The Business Development Corporation of the Northern Panhandle learned on Thursday that it has received a $70,000 grant from the U.S. Environmental Protection Agency to fund an assessment of the riverbank's environmental hazards.
"It's critical that we get that cleaned up," said BDC Executive Director Patrick Ford. "We actually have prospects that are interested in using that riverfront."
Ford said the BDC won the competitive grant, available on a limited basis for special projects, because it was able to demonstrate that there would be tangible results from developing the "shovel ready" brownfield site.
The BDC was turned down for a similar EPA grant last year.
"This EPA grant is great news for Chester and Hancock County," Ford said, "and is the first key step to redevelopment of the riverbank of the former TS&T site."
"It's critical that we get that cleaned up. We actually have prospects that are interested in using that riverfront."
Pat Ford, director of the Business Development Corp.
of the Northern Panhandle
Ford said the grant will help make the riverfront, known to be contaminated with lead from old pottery shards, a cleaner area, and will prime the site for development.
"It's almost impossible for a prospect to get financing for construction ... without (the land) getting a clean bill of health," he said.
"We are grateful for the special funding award ... that continues to fuel the process of returning our brownfield sites to productive use once again," said BDC board Chairman Bill D'Alesio.
A source of local pride for decades, TS&T, after its closing by Anchor Hocking in 1981, became an embarrassment and an eyesore for the city of Chester. City leaders labored in vain for years to get the attention of state government and find funding to raze the vacant, blighted site.
After a few false starts in 2008, the project gained traction in early 2011 when a local committee, known as the Rock Springs Riverfront Redevelopment Committee, formed to oversee the cleanup effort.
In June 2011, the BDC bought the property from Dietz Enterprises for $135,000 and began raising funds to demolish the buildings, remediate the site of hazardous materials such as asbestos and prepare it for future development.
Although the Ohio River was always part of the equation, the project to reclaim the TS&T site in 2011 and 2012 was mostly about demolishing the structures, removing the asbestos and making the land marketable.
Marketing efforts by the BDC since December 2012 have generated some interest but, as of yet, no sales or lease agreements - a fact that has become an increasing source of frustration to Chester residents and officials in the past 18 months.
Ford said the EPA grant, insofar as it hastens the cleanup of the riverbank, should strengthen the BDC's efforts.
The grant will cover the costs of a Phase II environmental assessment of the soil above and below the waterline, he said. That will involve taking soil samples and having them tested in a laboratory for lead and other contaminants.
"They go fairly deep to make sure they go all the way down to clean soil," he said.
If the contaminants are above acceptable limits, then further cleanup will be necessary, he said.
Ford said the BDC is about four weeks away from being ready to solicit bids from interested engineering firms. The results of the Phase II assessment will determine what other actions need to be taken.

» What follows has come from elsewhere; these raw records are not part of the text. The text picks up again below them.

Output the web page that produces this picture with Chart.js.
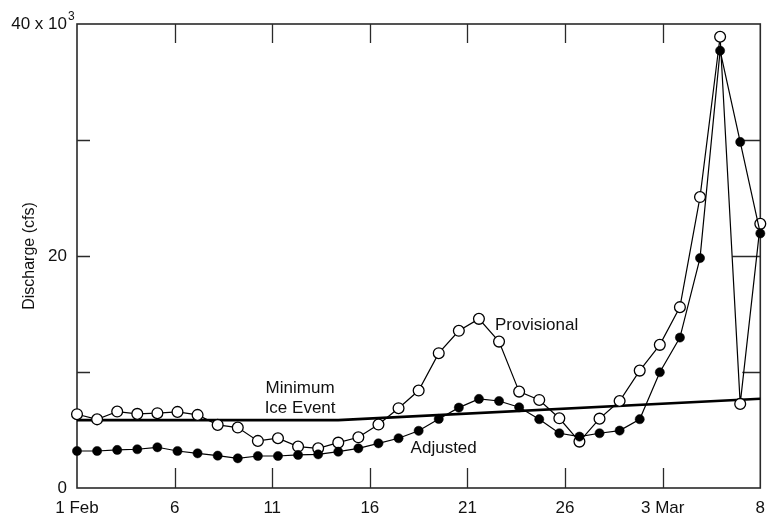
<!DOCTYPE html>
<html>
<head>
<meta charset="utf-8">
<script src="https://cdn.jsdelivr.net/npm/chart.js@4/dist/chart.umd.min.js"></script>
<style>
html,body{margin:0;padding:0;background:#fff;}
#wrap{width:767px;height:518px;}
</style>
</head>
<body>
<div id="wrap"><canvas id="c" width="767" height="518"></canvas></div>
<script>
// ---- data (thousands of cfs) ----
const dayTickLabels = ["1 Feb", "6", "11", "16", "21", "26", "3 Mar", "8"];
const yTickLabels = ["0", "", "20", "", "40 x 10"];
const provisional = [6.36, 5.92, 6.59, 6.39, 6.45, 6.56, 6.30, 5.44, 5.21, 4.06,
                     4.29, 3.57, 3.42, 3.91, 4.37, 5.47, 6.88, 8.40, 11.62, 13.55,
                     14.58, 12.62, 8.31, 7.59, 6.01, 4.00, 5.98, 7.50, 10.12, 12.34,
                     15.59, 25.08, 38.90, 7.25, 22.77];
const adjusted = [3.19, 3.19, 3.28, 3.34, 3.51, 3.19, 2.99, 2.79, 2.56, 2.76,
                  2.76, 2.85, 2.90, 3.13, 3.42, 3.85, 4.29, 4.93, 5.95, 6.93,
                  7.68, 7.50, 6.96, 5.93, 4.72, 4.43, 4.72, 4.95, 5.93, 9.98,
                  12.97, 19.82, 37.70, 29.83, 21.95];
const iceIndex = [0, 13, 34];
const iceValues = [5.85, 5.85, 7.70];
const noteTexts = ["Provisional", "Adjusted", "Minimum", "Ice Event"];

// ---- build library data ----
const toXY = (vals) => vals.map((v, i) => ({x: i, y: v}));
const iceData = iceIndex.map((d, i) => ({x: d, y: iceValues[i]}));

const FONT = "'Liberation Sans', Arial, Helvetica, sans-serif";

// annotation placement in data units (obs index, value)
const notePlace = [
  {x: 20.8, y: 14.06, align: 'left'},
  {x: 16.6, y: 3.45, align: 'left'},
  {x: 11.1, y: 8.63, align: 'center'},
  {x: 11.1, y: 6.90, align: 'center'}
];

const framePlugin = {
  id: 'frame',
  beforeDatasetsDraw(chart) {
    const {ctx, chartArea: a, scales} = chart;
    ctx.save();
    ctx.strokeStyle = '#2a2a2a';
    ctx.lineWidth = 1.6;
    ctx.strokeRect(a.left, a.top, a.right - a.left, a.bottom - a.top);
    ctx.lineWidth = 1.3;
    ctx.beginPath();
    const xs = scales.xd;
    for (const t of xs.ticks) {
      if (t.value <= xs.min || t.value >= xs.max) continue;
      const x = Math.round(xs.getPixelForValue(t.value)) + 0.5;
      ctx.moveTo(x, a.bottom); ctx.lineTo(x, a.bottom - 20);
      ctx.moveTo(x, a.top); ctx.lineTo(x, a.top + 19);
    }
    const ys = scales.y;
    for (const t of ys.ticks) {
      if (t.value <= ys.min || t.value >= ys.max) continue;
      const y = Math.round(ys.getPixelForValue(t.value)) + 0.5;
      ctx.moveTo(a.left, y); ctx.lineTo(a.left + 13, y);
      const rl = (yTickLabels[Math.round(t.value / 10)] !== "") ? 28 : 18;
      ctx.moveTo(a.right, y); ctx.lineTo(a.right - rl, y);
    }
    ctx.stroke();
    ctx.restore();
  },
  afterDraw(chart) {
    const {ctx, scales} = chart;
    const xs = scales.x, ys = scales.y;
    ctx.save();
    ctx.fillStyle = '#111';
    ctx.textBaseline = 'middle';
    ctx.font = '17px ' + FONT;
    noteTexts.forEach((txt, i) => {
      const p = notePlace[i];
      ctx.textAlign = p.align;
      ctx.fillText(txt, xs.getPixelForValue(p.x), ys.getPixelForValue(p.y));
    });
    // superscript exponent on the top y label
    ctx.font = '12px ' + FONT;
    ctx.textAlign = 'left';
    ctx.fillText('3', ys.right - 9, ys.getPixelForValue(ys.max) - 7);
    ctx.restore();
  }
};

new Chart(document.getElementById('c'), {
  type: 'line',
  data: {
    datasets: [
      {
        label: 'Adjusted',
        data: toXY(adjusted),
        xAxisID: 'x', yAxisID: 'y',
        borderColor: '#000', borderWidth: 1.2,
        pointRadius: 4.6, pointBackgroundColor: '#000',
        pointBorderColor: '#000', pointBorderWidth: 0.5,
        tension: 0, order: 0, clip: false
      },
      {
        label: 'Provisional',
        data: toXY(provisional),
        xAxisID: 'x', yAxisID: 'y',
        borderColor: '#000', borderWidth: 1.2,
        pointRadius: 5.4, pointBackgroundColor: '#fff',
        pointBorderColor: '#000', pointBorderWidth: 1.3,
        tension: 0, order: 1, clip: false
      },
      {
        label: 'Minimum Ice Event',
        data: iceData,
        xAxisID: 'x', yAxisID: 'y',
        borderColor: '#000', borderWidth: 2.6,
        pointRadius: 0, tension: 0, order: 2, clip: false
      }
    ]
  },
  options: {
    responsive: false,
    animation: false,
    devicePixelRatio: 1,
    layout: {padding: {top: 24, right: 2, left: 0, bottom: 0}},
    plugins: {legend: {display: false}, tooltip: {enabled: false}},
    scales: {
      x: {
        type: 'linear', display: false,
        min: 0, max: provisional.length - 1
      },
      xd: {
        type: 'linear', position: 'bottom',
        min: 0, max: (dayTickLabels.length - 1) * 5,
        grid: {display: false, drawTicks: false},
        border: {display: false},
        ticks: {
          stepSize: 5, autoSkip: false, maxRotation: 0,
          padding: 10, color: '#111',
          font: {family: FONT, size: 17},
          callback: (v) => dayTickLabels[Math.round(v / 5)] ?? ''
        },
        afterFit(s) { s.height = 30; s.paddingLeft = 0; s.paddingRight = 0; }
      },
      y: {
        type: 'linear', position: 'left',
        min: 0, max: 40,
        grid: {display: false, drawTicks: false},
        border: {display: false},
        ticks: {
          stepSize: 10, padding: 10, color: '#111',
          font: {family: FONT, size: 17},
          callback: (v) => yTickLabels[Math.round(v / 10)] ?? ''
        },
        title: {
          display: true, text: 'Discharge (cfs)', color: '#111',
          font: {family: FONT, size: 16},
          padding: {top: 20, bottom: 0}
        },
        afterFit(s) { s.width = 77; s.paddingTop = 0; s.paddingBottom = 0; }
      }
    }
  },
  plugins: [framePlugin]
});
</script>
</body>
</html>
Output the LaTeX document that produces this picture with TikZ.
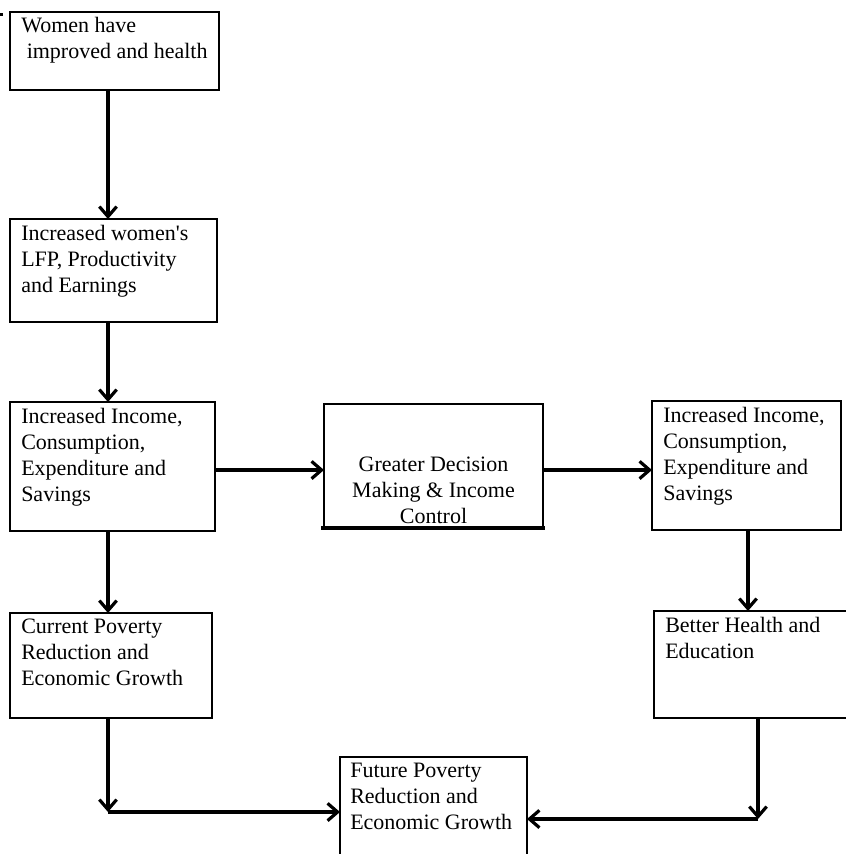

"We needed to do this assessment to make us eligible for a cleanup grant from the U.S. EPA," Ford said. "They will be able to measure the levels of contaminants in the soil and give us a cost estimate as to what it will take to remove those contaminants. ... We will use that cost estimate to incorporate into a cleanup grant application."
Until recently, the BDC was not aware that funding was available for a Phase II assessment.
In June, local economic development officials met with EPA officials from Philadelphia to strategize on how to remediate the riverbank and how to pay for it.
"A lot of people on the state, federal and local level were working on this because they all see this as a priority," Ford said.
Local officials reacted enthusiastically to the news of the grant.
"We appreciate the chance to apply for this funding," Hancock County Commissioner Jeff Davis said. "The ability to clean up brownfield sites is very important because it really helps get rid of the blight and helps fantastic things to come along."
Chester Mayor Larry Forsythe said, "Without the brownfields program, polluted land is bypassed for redevelopment and, in some cases, taken out of the site inventory."